## BEGIN DATA FOR THIS TASK
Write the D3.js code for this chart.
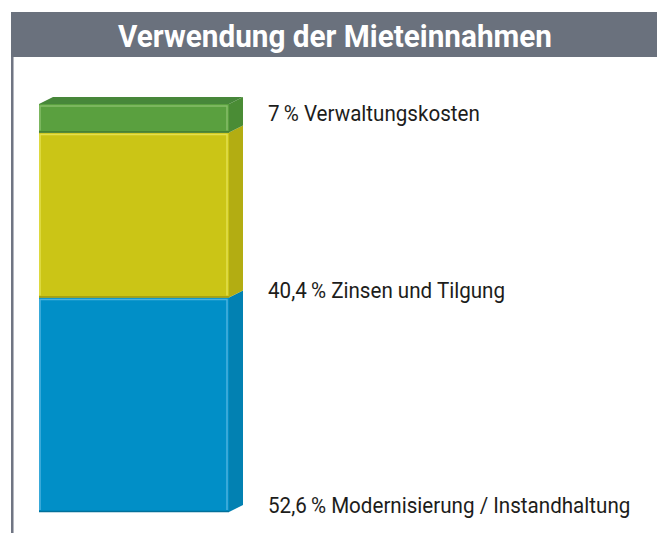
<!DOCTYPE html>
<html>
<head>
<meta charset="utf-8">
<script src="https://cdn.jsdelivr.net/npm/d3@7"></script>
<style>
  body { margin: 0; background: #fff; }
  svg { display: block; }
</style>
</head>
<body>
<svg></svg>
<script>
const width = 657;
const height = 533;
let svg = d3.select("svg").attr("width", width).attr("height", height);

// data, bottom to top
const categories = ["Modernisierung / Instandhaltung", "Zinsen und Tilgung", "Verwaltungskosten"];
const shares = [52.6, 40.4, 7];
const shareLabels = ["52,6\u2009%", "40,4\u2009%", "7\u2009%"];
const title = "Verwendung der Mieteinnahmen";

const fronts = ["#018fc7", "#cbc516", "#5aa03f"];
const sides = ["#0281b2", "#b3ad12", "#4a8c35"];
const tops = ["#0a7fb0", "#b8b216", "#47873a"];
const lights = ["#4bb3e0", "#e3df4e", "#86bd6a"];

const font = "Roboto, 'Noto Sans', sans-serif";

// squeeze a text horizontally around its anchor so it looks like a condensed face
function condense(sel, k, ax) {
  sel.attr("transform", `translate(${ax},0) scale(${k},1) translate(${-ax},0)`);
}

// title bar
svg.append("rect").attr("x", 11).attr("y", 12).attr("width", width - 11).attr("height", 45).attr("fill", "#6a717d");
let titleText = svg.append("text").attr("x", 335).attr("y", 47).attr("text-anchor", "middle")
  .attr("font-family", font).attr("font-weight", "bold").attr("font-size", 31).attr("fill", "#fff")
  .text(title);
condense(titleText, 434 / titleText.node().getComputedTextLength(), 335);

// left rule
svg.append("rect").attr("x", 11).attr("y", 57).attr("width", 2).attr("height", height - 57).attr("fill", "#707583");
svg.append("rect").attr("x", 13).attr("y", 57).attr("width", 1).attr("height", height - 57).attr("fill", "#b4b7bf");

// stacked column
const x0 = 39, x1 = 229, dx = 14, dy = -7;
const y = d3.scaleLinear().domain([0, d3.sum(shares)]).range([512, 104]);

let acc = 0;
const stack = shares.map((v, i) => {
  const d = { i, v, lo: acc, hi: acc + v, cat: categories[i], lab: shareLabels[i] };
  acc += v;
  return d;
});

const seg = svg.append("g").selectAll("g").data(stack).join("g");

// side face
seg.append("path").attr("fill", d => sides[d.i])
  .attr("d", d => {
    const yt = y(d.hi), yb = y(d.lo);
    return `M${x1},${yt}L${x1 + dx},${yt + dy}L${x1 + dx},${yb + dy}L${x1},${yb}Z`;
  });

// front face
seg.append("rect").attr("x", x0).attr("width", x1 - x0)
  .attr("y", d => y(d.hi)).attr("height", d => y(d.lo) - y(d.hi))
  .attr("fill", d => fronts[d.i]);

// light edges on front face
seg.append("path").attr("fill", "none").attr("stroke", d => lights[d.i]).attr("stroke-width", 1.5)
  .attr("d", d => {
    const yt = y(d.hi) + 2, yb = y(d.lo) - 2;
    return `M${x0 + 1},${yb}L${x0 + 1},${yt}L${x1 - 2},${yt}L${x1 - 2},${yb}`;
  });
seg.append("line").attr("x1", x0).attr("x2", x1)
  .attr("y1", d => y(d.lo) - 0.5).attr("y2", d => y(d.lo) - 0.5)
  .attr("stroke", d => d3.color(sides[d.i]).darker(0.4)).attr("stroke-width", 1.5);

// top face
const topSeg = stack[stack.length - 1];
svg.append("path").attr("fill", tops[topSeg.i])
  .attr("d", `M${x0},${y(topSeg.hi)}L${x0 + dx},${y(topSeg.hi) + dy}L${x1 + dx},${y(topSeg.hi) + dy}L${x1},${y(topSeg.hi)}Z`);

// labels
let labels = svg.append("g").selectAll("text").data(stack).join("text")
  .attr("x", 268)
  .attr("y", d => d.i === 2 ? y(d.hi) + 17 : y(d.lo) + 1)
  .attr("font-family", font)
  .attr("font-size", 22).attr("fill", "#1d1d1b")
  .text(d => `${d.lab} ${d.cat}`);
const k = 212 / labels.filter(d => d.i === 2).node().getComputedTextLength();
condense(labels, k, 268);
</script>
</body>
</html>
## END DATA FOR THIS TASK
## BEGIN DATA FOR THIS TASK
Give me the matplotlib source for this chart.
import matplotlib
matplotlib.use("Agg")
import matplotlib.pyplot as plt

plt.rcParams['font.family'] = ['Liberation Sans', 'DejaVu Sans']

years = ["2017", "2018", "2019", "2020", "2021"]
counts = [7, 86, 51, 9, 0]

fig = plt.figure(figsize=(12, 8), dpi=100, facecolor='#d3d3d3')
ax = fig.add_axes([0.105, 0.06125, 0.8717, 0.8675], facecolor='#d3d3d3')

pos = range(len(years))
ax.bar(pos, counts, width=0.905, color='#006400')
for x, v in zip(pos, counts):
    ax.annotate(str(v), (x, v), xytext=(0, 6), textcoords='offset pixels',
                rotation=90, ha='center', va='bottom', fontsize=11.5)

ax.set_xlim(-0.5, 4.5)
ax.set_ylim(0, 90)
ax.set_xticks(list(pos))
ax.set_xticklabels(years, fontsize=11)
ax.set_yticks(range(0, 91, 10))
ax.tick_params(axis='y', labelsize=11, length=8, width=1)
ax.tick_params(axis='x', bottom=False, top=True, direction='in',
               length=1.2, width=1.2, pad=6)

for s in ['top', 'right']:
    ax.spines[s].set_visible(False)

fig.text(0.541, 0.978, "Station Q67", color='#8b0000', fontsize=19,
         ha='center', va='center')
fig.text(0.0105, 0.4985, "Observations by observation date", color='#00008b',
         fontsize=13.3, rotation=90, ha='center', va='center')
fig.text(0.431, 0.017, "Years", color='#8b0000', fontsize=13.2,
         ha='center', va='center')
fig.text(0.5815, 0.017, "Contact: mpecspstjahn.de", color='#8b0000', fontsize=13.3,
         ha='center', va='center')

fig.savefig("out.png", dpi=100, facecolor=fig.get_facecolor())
## END DATA FOR THIS TASK
- _EXERCISE BRIEF_:
From the line with "Give me the matplotlib source for this chart." through the line with "ax.spines[s].set_visible(False)", set down every line exactly and nothing besides.

- _SOLUTION_:
Give me the matplotlib source for this chart.
import matplotlib
matplotlib.use("Agg")
import matplotlib.pyplot as plt

plt.rcParams['font.family'] = ['Liberation Sans', 'DejaVu Sans']

years = ["2017", "2018", "2019", "2020", "2021"]
counts = [7, 86, 51, 9, 0]

fig = plt.figure(figsize=(12, 8), dpi=100, facecolor='#d3d3d3')
ax = fig.add_axes([0.105, 0.06125, 0.8717, 0.8675], facecolor='#d3d3d3')

pos = range(len(years))
ax.bar(pos, counts, width=0.905, color='#006400')
for x, v in zip(pos, counts):
    ax.annotate(str(v), (x, v), xytext=(0, 6), textcoords='offset pixels',
                rotation=90, ha='center', va='bottom', fontsize=11.5)

ax.set_xlim(-0.5, 4.5)
ax.set_ylim(0, 90)
ax.set_xticks(list(pos))
ax.set_xticklabels(years, fontsize=11)
ax.set_yticks(range(0, 91, 10))
ax.tick_params(axis='y', labelsize=11, length=8, width=1)
ax.tick_params(axis='x', bottom=False, top=True, direction='in',
               length=1.2, width=1.2, pad=6)

for s in ['top', 'right']:
    ax.spines[s].set_visible(False)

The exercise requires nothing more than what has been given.